-- PROVIDED DATA --
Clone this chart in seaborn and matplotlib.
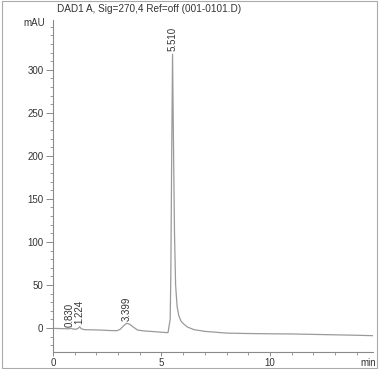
import matplotlib
matplotlib.use("Agg")
import matplotlib.pyplot as plt
from matplotlib.ticker import MultipleLocator
from matplotlib.patches import Rectangle
import seaborn as sns
import pandas as pd

# Chromatogram (time in min, signal in mAU)
time_min = [0.0, 0.4, 0.75, 0.83, 0.9, 1.05, 1.16, 1.224, 1.3, 1.45, 1.8, 2.2, 2.6,
            2.95, 3.1, 3.25, 3.399, 3.55, 3.7, 3.9, 4.2, 4.6, 5.0, 5.3, 5.40, 5.43,
            5.47, 5.51, 5.55, 5.60, 5.65, 5.72, 5.80, 5.90, 6.0, 6.2, 6.5, 7.0, 7.5,
            8.0, 9.0, 10.0, 11.0, 12.0, 13.0, 14.0, 14.75]
signal_mau = [-0.5, -0.8, -1.0, -0.3, -1.2, -1.5, -0.5, 1.5, -1.0, -2.0, -2.2, -2.5, -3.0,
              -3.2, -1.5, 2.5, 5.5, 4.0, 1.0, -2.5, -3.5, -4.2, -5.0, -5.5, 10.0, 60.0,
              200.0, 318.0, 220.0, 110.0, 50.0, 25.0, 14.0, 8.0, 5.0, 1.0, -2.0, -4.0, -5.0,
              -6.0, -6.5, -6.8, -7.0, -7.5, -8.0, -8.5, -9.0]

peak_labels = ["0.830", "1.224", "3.399", "5.510"]
peak_times = [0.78, 1.20, 3.40, 5.51]
peak_label_base = [1.5, 4.5, 7.5, 322.0]

title_text = "DAD1 A, Sig=270,4 Ref=off (001-0101.D)"
y_unit = "mAU"
x_unit = "min"
y_major_ticks = [0, 50, 100, 150, 200, 250, 300]
x_major_ticks = [0, 5, 10]

df = pd.DataFrame({"time": time_min, "signal": signal_mau})

sns.set_style("white")
plt.rcParams["font.family"] = ["Liberation Sans", "DejaVu Sans"]

fig = plt.figure(figsize=(3.79, 3.69), dpi=100)
ax = fig.add_axes([0.140, 0.046, 0.844, 0.900])

line_col = "#9a9a9a"
axis_col = "#8a8a8a"
text_col = "#333333"

sns.lineplot(data=df, x="time", y="signal", ax=ax, color=line_col, linewidth=0.9,
             estimator=None, sort=False)

ax.set_xlim(0, 14.75)
ax.set_ylim(-28, 358)
ax.set_xlabel("")
ax.set_ylabel("")

for side in ["top", "right"]:
    ax.spines[side].set_visible(False)
for side in ["left", "bottom"]:
    ax.spines[side].set_color(axis_col)
    ax.spines[side].set_linewidth(0.8)

ax.set_xticks(x_major_ticks)
ax.set_yticks(y_major_ticks)
ax.xaxis.set_minor_locator(MultipleLocator(1))
ax.yaxis.set_minor_locator(MultipleLocator(10))
ax.tick_params(axis="both", which="major", direction="out", width=0.7,
               color=axis_col, labelsize=7, labelcolor=text_col)
ax.tick_params(axis="y", which="major", length=5, pad=2)
ax.tick_params(axis="x", which="major", length=3, pad=1)
ax.tick_params(axis="both", which="minor", direction="out", length=2.5, width=0.6,
               color=axis_col)
ax.tick_params(axis="x", which="minor", length=2)
ax.tick_params(axis="x", which="both", bottom=True)
ax.tick_params(axis="y", which="both", left=True)

# unit labels placed like tick labels at the axis ends
ax.text(-0.025, 355, y_unit, transform=ax.get_yaxis_transform(), ha="right", va="center",
        fontsize=7, color=text_col)
fig.text(376 / 379, 1 - 363 / 369, x_unit, ha="right", va="center",
         fontsize=7, color=text_col)

for lab, t, yb in zip(peak_labels, peak_times, peak_label_base):
    ax.text(t, yb, lab, rotation=90, ha="center", va="bottom", fontsize=7, color=text_col)

fig.text(57 / 379, 1 - 9 / 369, title_text, ha="left", va="center", fontsize=7.2,
         color=text_col)

fig.patches.append(Rectangle((0.004, 0.004), 0.992, 0.992, transform=fig.transFigure,
                             fill=False, edgecolor="#aaaaaa", linewidth=0.8))

fig.savefig("out.png", dpi=100)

-- SHORT PROBLEM --
Please write out all the data again word for word, but not the pictures.

-- CORRECT ANSWER --
Clone this chart in seaborn and matplotlib.
import matplotlib
matplotlib.use("Agg")
import matplotlib.pyplot as plt
from matplotlib.ticker import MultipleLocator
from matplotlib.patches import Rectangle
import seaborn as sns
import pandas as pd

# Chromatogram (time in min, signal in mAU)
time_min = [0.0, 0.4, 0.75, 0.83, 0.9, 1.05, 1.16, 1.224, 1.3, 1.45, 1.8, 2.2, 2.6,
            2.95, 3.1, 3.25, 3.399, 3.55, 3.7, 3.9, 4.2, 4.6, 5.0, 5.3, 5.40, 5.43,
            5.47, 5.51, 5.55, 5.60, 5.65, 5.72, 5.80, 5.90, 6.0, 6.2, 6.5, 7.0, 7.5,
            8.0, 9.0, 10.0, 11.0, 12.0, 13.0, 14.0, 14.75]
signal_mau = [-0.5, -0.8, -1.0, -0.3, -1.2, -1.5, -0.5, 1.5, -1.0, -2.0, -2.2, -2.5, -3.0,
              -3.2, -1.5, 2.5, 5.5, 4.0, 1.0, -2.5, -3.5, -4.2, -5.0, -5.5, 10.0, 60.0,
              200.0, 318.0, 220.0, 110.0, 50.0, 25.0, 14.0, 8.0, 5.0, 1.0, -2.0, -4.0, -5.0,
              -6.0, -6.5, -6.8, -7.0, -7.5, -8.0, -8.5, -9.0]

peak_labels = ["0.830", "1.224", "3.399", "5.510"]
peak_times = [0.78, 1.20, 3.40, 5.51]
peak_label_base = [1.5, 4.5, 7.5, 322.0]

title_text = "DAD1 A, Sig=270,4 Ref=off (001-0101.D)"
y_unit = "mAU"
x_unit = "min"
y_major_ticks = [0, 50, 100, 150, 200, 250, 300]
x_major_ticks = [0, 5, 10]

df = pd.DataFrame({"time": time_min, "signal": signal_mau})

sns.set_style("white")
plt.rcParams["font.family"] = ["Liberation Sans", "DejaVu Sans"]

fig = plt.figure(figsize=(3.79, 3.69), dpi=100)
ax = fig.add_axes([0.140, 0.046, 0.844, 0.900])

line_col = "#9a9a9a"
axis_col = "#8a8a8a"
text_col = "#333333"

sns.lineplot(data=df, x="time", y="signal", ax=ax, color=line_col, linewidth=0.9,
             estimator=None, sort=False)

ax.set_xlim(0, 14.75)
ax.set_ylim(-28, 358)
ax.set_xlabel("")
ax.set_ylabel("")

for side in ["top", "right"]:
    ax.spines[side].set_visible(False)
for side in ["left", "bottom"]:
    ax.spines[side].set_color(axis_col)
    ax.spines[side].set_linewidth(0.8)

ax.set_xticks(x_major_ticks)
ax.set_yticks(y_major_ticks)
ax.xaxis.set_minor_locator(MultipleLocator(1))
ax.yaxis.set_minor_locator(MultipleLocator(10))
ax.tick_params(axis="both", which="major", direction="out", width=0.7,
               color=axis_col, labelsize=7, labelcolor=text_col)
ax.tick_params(axis="y", which="major", length=5, pad=2)
ax.tick_params(axis="x", which="major", length=3, pad=1)
ax.tick_params(axis="both", which="minor", direction="out", length=2.5, width=0.6,
               color=axis_col)
ax.tick_params(axis="x", which="minor", length=2)
ax.tick_params(axis="x", which="both", bottom=True)
ax.tick_params(axis="y", which="both", left=True)

# unit labels placed like tick labels at the axis ends
ax.text(-0.025, 355, y_unit, transform=ax.get_yaxis_transform(), ha="right", va="center",
        fontsize=7, color=text_col)
fig.text(376 / 379, 1 - 363 / 369, x_unit, ha="right", va="center",
         fontsize=7, color=text_col)

for lab, t, yb in zip(peak_labels, peak_times, peak_label_base):
    ax.text(t, yb, lab, rotation=90, ha="center", va="bottom", fontsize=7, color=text_col)

fig.text(57 / 379, 1 - 9 / 369, title_text, ha="left", va="center", fontsize=7.2,
         color=text_col)

fig.patches.append(Rectangle((0.004, 0.004), 0.992, 0.992, transform=fig.transFigure,
                             fill=False, edgecolor="#aaaaaa", linewidth=0.8))

fig.savefig("out.png", dpi=100)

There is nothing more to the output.